Jjdd is a product of the government schools. I didn't know they had gotten this fucking bad. I appreciate his post.
I think the Poles and the Russians would strongly disagree with you.
The siege at St. Petersburg is one of the most horrific losses of civilian life in the war.
I’ve stood in the ruins in Warsaw, though there’s not much left to see in the city from the bombing—Hitler told the Luftwaffe he didn’t want one brick to stand on another and the bombers executed Hitler’s wishes with deadly efficiency. That was before we even entered the war.
There are still concentration camp fences and pock-marked concrete walls standing across Poland. Polish civilians paid a deadly price for resisting the Blitzkrieg.
Jjdd is a product of the government schools. I didn't know they had gotten this fucking bad. I appreciate his post.
The public schools don't teach sympathy for nazi Germany.
The London air raids on civilians were retaliatory. From a British account:
"So little did [Hitler] relish the idea of long-distance raiding that he initiated no attack of this kind in the first ten months of the war (see the following chapter for the facts). The German air force was then the most powerful in the world. Its bombers may not have been, individually, as good as ours, but there were more than twice as many of them; and our anti-aircraft defences were notoriously weak in the early part of the war. Then, if ever, would have been the time to launch massed air attacks on Britain. No such attacks came.
They showed their stupidity when they kept on harping, once the raids on London had begun, on the retaliatory nature of the attacks on the city. Again and again the German official reports emphasised the reprisal element in the action of the Luftwaffe. They kept screaming, in effect: We are hitting you because you hit us first. If you stop bombing us, we’ll stop bombing you. That, too, was the recurrent note in Hitler’s periodical denunciations of our air offensive. He added to his diatribes a good deal of sob-stuff about war on women and children—as if the German airmen had never machine-gunned the pitiable refugees crowding the roads in France."
The allies opened up this front of the war and then took it to the next level in deliberately aiming to incinerate hundreds of thousands of civilians. The Germans used this as motivation to carry out their atrocities, being sent off to kill Polish women and children and told the same thing was being done to their women and children at home.

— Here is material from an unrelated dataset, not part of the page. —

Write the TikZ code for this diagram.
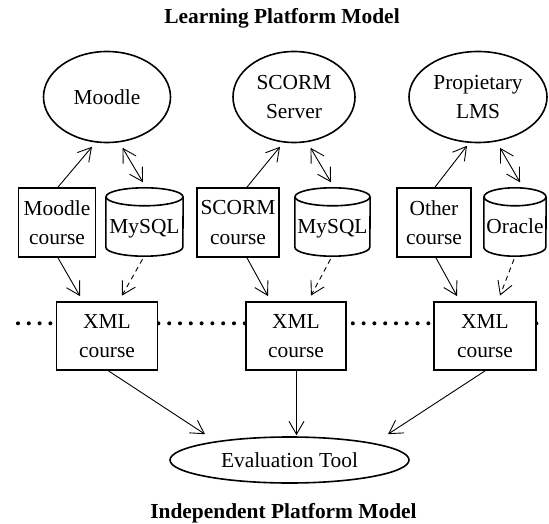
\documentclass[tikz,border=0pt]{standalone}
\usepackage{fontspec}
\setmainfont{Liberation Serif}
\usetikzlibrary{arrows.meta,shapes.geometric}
\newcommand{\dbcyl}[5]{%
  \node[cyln, minimum width=#4pt] (#1) at (#2,#3) {#5};
  \draw[cylline] ([yshift=-9pt]#1.north) ellipse [x radius=#4pt/2, y radius=9pt];
  \draw[cylline] ([yshift=-9pt]#1.north west) -- ([yshift=9pt]#1.south west)
     arc [start angle=180, end angle=360, x radius=#4pt/2, y radius=9pt]
     -- ([yshift=-9pt]#1.north east);
}
\begin{document}
\begin{tikzpicture}[x=1pt,y=1pt,
  txt/.style={font=\fontsize{21.4}{29.5}\selectfont, align=center},
  ttl/.style={font=\fontsize{21.4}{25}\selectfont\bfseries},
  ell/.style={txt, draw, ellipse, line width=1.6pt, inner sep=1pt},
  boxn/.style={txt, draw, rectangle, line width=1.8pt, fill=white, minimum height=69pt, inner sep=1pt},
  xbox/.style={boxn, minimum height=68pt},
  cyln/.style={txt, inner sep=0pt, minimum height=68pt, text height=28pt, text depth=5pt},
  cylline/.style={line width=1.6pt},
  arr/.style={line width=0.9pt, -{Straight Barb[length=13pt,width=15pt]}},
  darr/.style={line width=0.9pt, {Straight Barb[length=13pt,width=15pt]}-{Straight Barb[length=13pt,width=15pt]}},
  dsh/.style={arr, dash pattern=on 5pt off 4pt},
  dotline/.style={line width=4pt, line cap=round, dash pattern=on 0pt off 10.8pt}
]
\useasboundingbox (0,0) rectangle (549,523);

\node[ttl, anchor=base] (t1) at (282,499) {Learning Platform Model};
\node[ttl, anchor=base] (t2) at (283.5,5) {Independent Platform Model};

\node[ell, minimum width=127pt, minimum height=91pt] (moodle) at (107,426) {Moodle};
\node[ell, minimum width=122pt, minimum height=91pt] (scorm) at (294,426) {SCORM\\Server};
\node[ell, minimum width=138pt, minimum height=91pt] (lms) at (478,426) {Propietary\\LMS};

\node[boxn, minimum width=77pt] (mc) at (57,300.5) {Moodle\\course};
\node[boxn, minimum width=82pt] (sc) at (238,300.5) {SCORM\\course};
\node[boxn, minimum width=74pt] (oc) at (434,300.5) {Other\\course};

\dbcyl{db1}{144.5}{301}{77}{MySQL}
\dbcyl{db2}{332.5}{301}{75}{MySQL}
\dbcyl{db3}{515}{301}{62}{Oracle}

\coordinate (dl) at (18,199.7);
\coordinate (dr) at (546,199.7);
\draw[dotline] (dl) -- (dr);

\node[xbox, minimum width=101pt] (x1) at (107,187) {XML\\course};
\node[xbox, minimum width=100pt] (x2) at (296,187) {XML\\course};
\node[xbox, minimum width=102pt] (x3) at (485,187) {XML\\course};

\node[ell, minimum width=239pt, minimum height=46pt] (eval) at (289.5,63) {Evaluation Tool};

\draw[arr] ([xshift=1pt]mc.north) -- ([xshift=-15pt,yshift=-3.5pt]moodle.south);
\draw[arr] ([xshift=9pt]sc.north) -- ([xshift=-14pt,yshift=-3.5pt]scorm.south);
\draw[arr] ([xshift=1pt]oc.north) -- ([xshift=-11pt,yshift=-2.5pt]lms.south);

\draw[darr] ([xshift=15.5pt,yshift=-4.5pt]moodle.south) -- ([xshift=-1.5pt,yshift=5.5pt]db1.north);
\draw[darr] ([xshift=16.5pt,yshift=-4.5pt]scorm.south) -- ([xshift=-1.5pt,yshift=5.5pt]db2.north);
\draw[darr] ([xshift=22pt,yshift=-4.5pt]lms.south) -- ([xshift=5pt,yshift=5.5pt]db3.north);

\draw[arr] ([xshift=1pt]mc.south) -- ([xshift=-27pt,yshift=5pt]x1.north);
\draw[arr] ([xshift=9pt]sc.south) -- ([xshift=-28pt,yshift=5pt]x2.north);
\draw[arr] ([xshift=2pt]oc.south) -- ([xshift=-28pt,yshift=5pt]x3.north);

\draw[dsh] ([xshift=-2pt,yshift=-3pt]db1.south) -- ([xshift=15pt,yshift=5.5pt]x1.north);
\draw[dsh] ([xshift=-2pt,yshift=-3pt]db2.south) -- ([xshift=15pt,yshift=5.5pt]x2.north);
\draw[dsh] ([xshift=-1pt,yshift=-3pt]db3.south) -- ([xshift=15pt,yshift=5.5pt]x3.north);

\draw[arr] ([xshift=1.5pt]x1.south) -- ([xshift=-84.5pt,yshift=2pt]eval.north);
\draw[arr] ([xshift=0.5pt]x2.south) -- ([xshift=7pt,yshift=1pt]eval.north);
\draw[arr] (x3.south) -- ([xshift=98.5pt,yshift=2pt]eval.north);
\end{tikzpicture}
\end{document}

Totally legit to bomb civilians:
1) war is hell, hell isnt nice
2) civilians are the military's source of funding, fighters, food and fuel. A disabled/crippled civilian force cannot fund feed fuel and staff a military
3) the civilians voted in or otherwise tacitly supported the politicians who created the war conditions
4) many of the civillians want or approve of the desires/ends/aims of the war being fought
5) war is hell
Well, unless the hypothetical elected official ran on a platform of "I am going to declare war on everyone" or something. But even then, you've got the minority (possibly even a majority if you take into account nonvoters) who didn't vote for this person. But the truth is, "war is hell". It's a cliched quote, but it's true. I look at war like I look at more personal uses of violence. If you're concerned with a fight being "clean", you shouldn't be fighting. If you're not prepared to pull the trigger, you shouldn't draw the gun. Trying to make war "tolerable" is what leads to wars that stretch on forever. Ideally, both winner and loser get taxed to such a point that they become willing to settle the disagreement that led to war in the first place at the peacemaking table. I tend to reference Star Trek too much, but the original series episode "A Taste of Armageddon" is an excellent example.